Restate the whole of the material. Keep every word, and drop the pictures.

** Begin Entries **

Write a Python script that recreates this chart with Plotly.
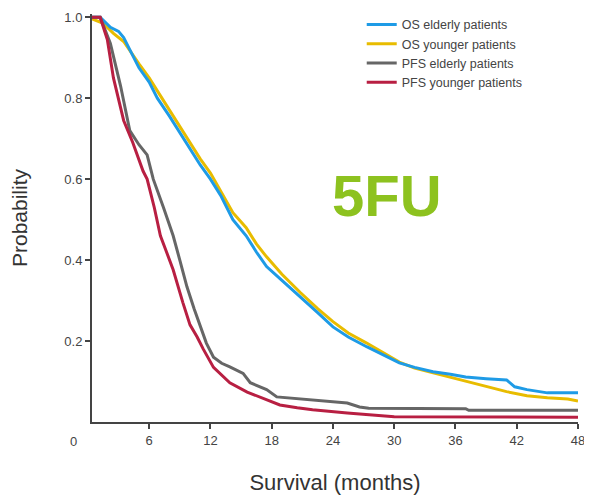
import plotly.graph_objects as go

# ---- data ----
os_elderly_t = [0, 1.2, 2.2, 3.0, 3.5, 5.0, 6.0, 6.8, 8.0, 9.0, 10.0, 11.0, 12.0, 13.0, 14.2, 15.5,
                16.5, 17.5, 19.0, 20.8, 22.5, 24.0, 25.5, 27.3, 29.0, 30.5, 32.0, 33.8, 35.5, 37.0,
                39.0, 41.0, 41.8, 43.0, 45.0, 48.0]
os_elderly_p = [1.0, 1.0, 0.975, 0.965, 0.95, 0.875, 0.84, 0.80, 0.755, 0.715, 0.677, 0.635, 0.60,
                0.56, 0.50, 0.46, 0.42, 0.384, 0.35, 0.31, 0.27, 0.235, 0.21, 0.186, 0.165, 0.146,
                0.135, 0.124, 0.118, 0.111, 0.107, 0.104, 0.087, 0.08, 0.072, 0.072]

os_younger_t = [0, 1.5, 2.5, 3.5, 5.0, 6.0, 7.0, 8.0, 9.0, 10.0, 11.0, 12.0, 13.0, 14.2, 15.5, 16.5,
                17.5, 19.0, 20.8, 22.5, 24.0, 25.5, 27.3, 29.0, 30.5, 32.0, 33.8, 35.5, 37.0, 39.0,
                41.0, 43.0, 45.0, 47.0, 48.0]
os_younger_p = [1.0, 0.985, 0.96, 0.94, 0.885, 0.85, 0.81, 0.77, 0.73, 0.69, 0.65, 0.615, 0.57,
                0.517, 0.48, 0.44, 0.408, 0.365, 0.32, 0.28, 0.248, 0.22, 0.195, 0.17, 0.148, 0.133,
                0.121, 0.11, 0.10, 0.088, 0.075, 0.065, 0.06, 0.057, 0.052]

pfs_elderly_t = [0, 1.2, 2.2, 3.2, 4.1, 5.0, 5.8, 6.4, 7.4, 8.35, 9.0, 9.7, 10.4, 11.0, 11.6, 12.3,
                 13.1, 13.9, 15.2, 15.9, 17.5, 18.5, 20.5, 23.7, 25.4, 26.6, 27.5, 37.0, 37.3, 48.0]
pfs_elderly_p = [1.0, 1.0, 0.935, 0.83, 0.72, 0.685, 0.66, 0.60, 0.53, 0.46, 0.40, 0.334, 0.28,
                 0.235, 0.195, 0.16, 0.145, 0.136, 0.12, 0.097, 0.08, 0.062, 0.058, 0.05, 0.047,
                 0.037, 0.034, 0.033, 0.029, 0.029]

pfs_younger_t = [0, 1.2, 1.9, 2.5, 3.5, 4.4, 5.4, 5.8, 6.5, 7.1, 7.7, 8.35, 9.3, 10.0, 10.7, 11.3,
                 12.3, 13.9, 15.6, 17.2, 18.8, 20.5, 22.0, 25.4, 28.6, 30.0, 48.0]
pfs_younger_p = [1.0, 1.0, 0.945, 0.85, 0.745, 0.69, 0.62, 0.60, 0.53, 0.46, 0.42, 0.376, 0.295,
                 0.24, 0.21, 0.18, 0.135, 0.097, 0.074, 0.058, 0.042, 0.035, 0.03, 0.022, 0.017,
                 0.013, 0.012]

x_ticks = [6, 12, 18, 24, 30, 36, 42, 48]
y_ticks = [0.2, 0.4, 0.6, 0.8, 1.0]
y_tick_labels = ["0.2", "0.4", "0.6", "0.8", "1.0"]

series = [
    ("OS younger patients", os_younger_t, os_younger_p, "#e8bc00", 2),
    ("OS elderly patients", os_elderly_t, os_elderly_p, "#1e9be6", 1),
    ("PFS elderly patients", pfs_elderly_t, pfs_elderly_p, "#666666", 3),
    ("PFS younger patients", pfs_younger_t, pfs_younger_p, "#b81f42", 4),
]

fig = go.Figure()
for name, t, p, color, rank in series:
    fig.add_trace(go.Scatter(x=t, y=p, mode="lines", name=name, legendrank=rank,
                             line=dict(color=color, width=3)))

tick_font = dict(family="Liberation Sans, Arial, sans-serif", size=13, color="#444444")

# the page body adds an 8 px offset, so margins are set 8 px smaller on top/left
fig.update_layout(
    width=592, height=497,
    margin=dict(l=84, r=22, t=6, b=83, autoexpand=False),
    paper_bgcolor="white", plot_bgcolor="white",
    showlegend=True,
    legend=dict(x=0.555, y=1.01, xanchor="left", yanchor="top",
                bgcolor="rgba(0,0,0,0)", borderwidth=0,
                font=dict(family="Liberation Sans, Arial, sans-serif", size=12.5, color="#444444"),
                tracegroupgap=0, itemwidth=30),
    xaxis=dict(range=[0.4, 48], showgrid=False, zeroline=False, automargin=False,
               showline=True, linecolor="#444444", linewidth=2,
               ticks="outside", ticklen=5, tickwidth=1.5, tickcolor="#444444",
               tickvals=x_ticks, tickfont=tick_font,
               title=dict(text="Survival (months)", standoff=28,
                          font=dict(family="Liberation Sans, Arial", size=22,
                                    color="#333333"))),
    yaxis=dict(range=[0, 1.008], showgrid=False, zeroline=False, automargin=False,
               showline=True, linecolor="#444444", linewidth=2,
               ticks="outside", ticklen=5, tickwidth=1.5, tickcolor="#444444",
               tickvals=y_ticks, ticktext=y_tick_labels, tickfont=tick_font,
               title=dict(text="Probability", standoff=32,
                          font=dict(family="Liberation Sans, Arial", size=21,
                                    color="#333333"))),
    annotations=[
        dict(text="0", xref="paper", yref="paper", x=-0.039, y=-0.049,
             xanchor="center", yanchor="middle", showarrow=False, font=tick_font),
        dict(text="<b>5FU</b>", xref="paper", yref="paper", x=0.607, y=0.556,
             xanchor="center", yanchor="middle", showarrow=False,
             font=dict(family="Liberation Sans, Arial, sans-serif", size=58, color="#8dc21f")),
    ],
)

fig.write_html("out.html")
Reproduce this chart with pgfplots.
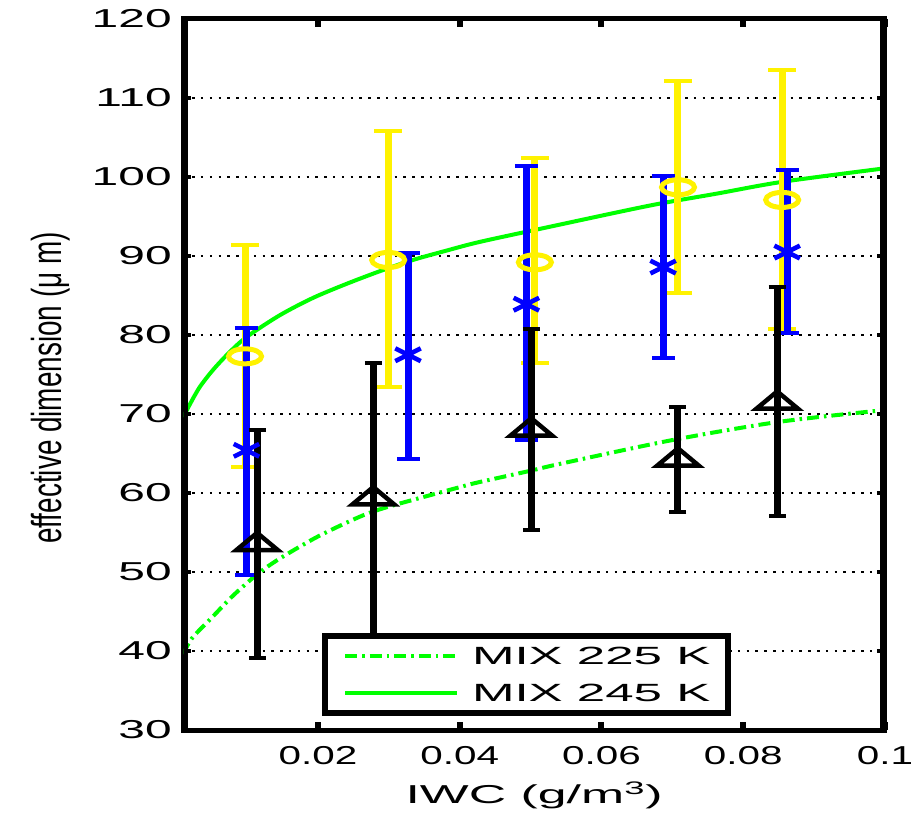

** End Entries **

*The completed task:*
Write a Python script that recreates this chart with Plotly.
import plotly.graph_objects as go

# ---- data ----
os_elderly_t = [0, 1.2, 2.2, 3.0, 3.5, 5.0, 6.0, 6.8, 8.0, 9.0, 10.0, 11.0, 12.0, 13.0, 14.2, 15.5,
                16.5, 17.5, 19.0, 20.8, 22.5, 24.0, 25.5, 27.3, 29.0, 30.5, 32.0, 33.8, 35.5, 37.0,
                39.0, 41.0, 41.8, 43.0, 45.0, 48.0]
os_elderly_p = [1.0, 1.0, 0.975, 0.965, 0.95, 0.875, 0.84, 0.80, 0.755, 0.715, 0.677, 0.635, 0.60,
                0.56, 0.50, 0.46, 0.42, 0.384, 0.35, 0.31, 0.27, 0.235, 0.21, 0.186, 0.165, 0.146,
                0.135, 0.124, 0.118, 0.111, 0.107, 0.104, 0.087, 0.08, 0.072, 0.072]

os_younger_t = [0, 1.5, 2.5, 3.5, 5.0, 6.0, 7.0, 8.0, 9.0, 10.0, 11.0, 12.0, 13.0, 14.2, 15.5, 16.5,
                17.5, 19.0, 20.8, 22.5, 24.0, 25.5, 27.3, 29.0, 30.5, 32.0, 33.8, 35.5, 37.0, 39.0,
                41.0, 43.0, 45.0, 47.0, 48.0]
os_younger_p = [1.0, 0.985, 0.96, 0.94, 0.885, 0.85, 0.81, 0.77, 0.73, 0.69, 0.65, 0.615, 0.57,
                0.517, 0.48, 0.44, 0.408, 0.365, 0.32, 0.28, 0.248, 0.22, 0.195, 0.17, 0.148, 0.133,
                0.121, 0.11, 0.10, 0.088, 0.075, 0.065, 0.06, 0.057, 0.052]

pfs_elderly_t = [0, 1.2, 2.2, 3.2, 4.1, 5.0, 5.8, 6.4, 7.4, 8.35, 9.0, 9.7, 10.4, 11.0, 11.6, 12.3,
                 13.1, 13.9, 15.2, 15.9, 17.5, 18.5, 20.5, 23.7, 25.4, 26.6, 27.5, 37.0, 37.3, 48.0]
pfs_elderly_p = [1.0, 1.0, 0.935, 0.83, 0.72, 0.685, 0.66, 0.60, 0.53, 0.46, 0.40, 0.334, 0.28,
                 0.235, 0.195, 0.16, 0.145, 0.136, 0.12, 0.097, 0.08, 0.062, 0.058, 0.05, 0.047,
                 0.037, 0.034, 0.033, 0.029, 0.029]

pfs_younger_t = [0, 1.2, 1.9, 2.5, 3.5, 4.4, 5.4, 5.8, 6.5, 7.1, 7.7, 8.35, 9.3, 10.0, 10.7, 11.3,
                 12.3, 13.9, 15.6, 17.2, 18.8, 20.5, 22.0, 25.4, 28.6, 30.0, 48.0]
pfs_younger_p = [1.0, 1.0, 0.945, 0.85, 0.745, 0.69, 0.62, 0.60, 0.53, 0.46, 0.42, 0.376, 0.295,
                 0.24, 0.21, 0.18, 0.135, 0.097, 0.074, 0.058, 0.042, 0.035, 0.03, 0.022, 0.017,
                 0.013, 0.012]

x_ticks = [6, 12, 18, 24, 30, 36, 42, 48]
y_ticks = [0.2, 0.4, 0.6, 0.8, 1.0]
y_tick_labels = ["0.2", "0.4", "0.6", "0.8", "1.0"]

series = [
    ("OS younger patients", os_younger_t, os_younger_p, "#e8bc00", 2),
    ("OS elderly patients", os_elderly_t, os_elderly_p, "#1e9be6", 1),
    ("PFS elderly patients", pfs_elderly_t, pfs_elderly_p, "#666666", 3),
    ("PFS younger patients", pfs_younger_t, pfs_younger_p, "#b81f42", 4),
]

fig = go.Figure()
for name, t, p, color, rank in series:
    fig.add_trace(go.Scatter(x=t, y=p, mode="lines", name=name, legendrank=rank,
                             line=dict(color=color, width=3)))

tick_font = dict(family="Liberation Sans, Arial, sans-serif", size=13, color="#444444")

# the page body adds an 8 px offset, so margins are set 8 px smaller on top/left
fig.update_layout(
    width=592, height=497,
    margin=dict(l=84, r=22, t=6, b=83, autoexpand=False),
    paper_bgcolor="white", plot_bgcolor="white",
    showlegend=True,
    legend=dict(x=0.555, y=1.01, xanchor="left", yanchor="top",
                bgcolor="rgba(0,0,0,0)", borderwidth=0,
                font=dict(family="Liberation Sans, Arial, sans-serif", size=12.5, color="#444444"),
                tracegroupgap=0, itemwidth=30),
    xaxis=dict(range=[0.4, 48], showgrid=False, zeroline=False, automargin=False,
               showline=True, linecolor="#444444", linewidth=2,
               ticks="outside", ticklen=5, tickwidth=1.5, tickcolor="#444444",
               tickvals=x_ticks, tickfont=tick_font,
               title=dict(text="Survival (months)", standoff=28,
                          font=dict(family="Liberation Sans, Arial", size=22,
                                    color="#333333"))),
    yaxis=dict(range=[0, 1.008], showgrid=False, zeroline=False, automargin=False,
               showline=True, linecolor="#444444", linewidth=2,
               ticks="outside", ticklen=5, tickwidth=1.5, tickcolor="#444444",
               tickvals=y_ticks, ticktext=y_tick_labels, tickfont=tick_font,
               title=dict(text="Probability", standoff=32,
                          font=dict(family="Liberation Sans, Arial", size=21,
                                    color="#333333"))),
    annotations=[
        dict(text="0", xref="paper", yref="paper", x=-0.039, y=-0.049,
             xanchor="center", yanchor="middle", showarrow=False, font=tick_font),
        dict(text="<b>5FU</b>", xref="paper", yref="paper", x=0.607, y=0.556,
             xanchor="center", yanchor="middle", showarrow=False,
             font=dict(family="Liberation Sans, Arial, sans-serif", size=58, color="#8dc21f")),
    ],
)

fig.write_html("out.html")
Reproduce this chart with pgfplots.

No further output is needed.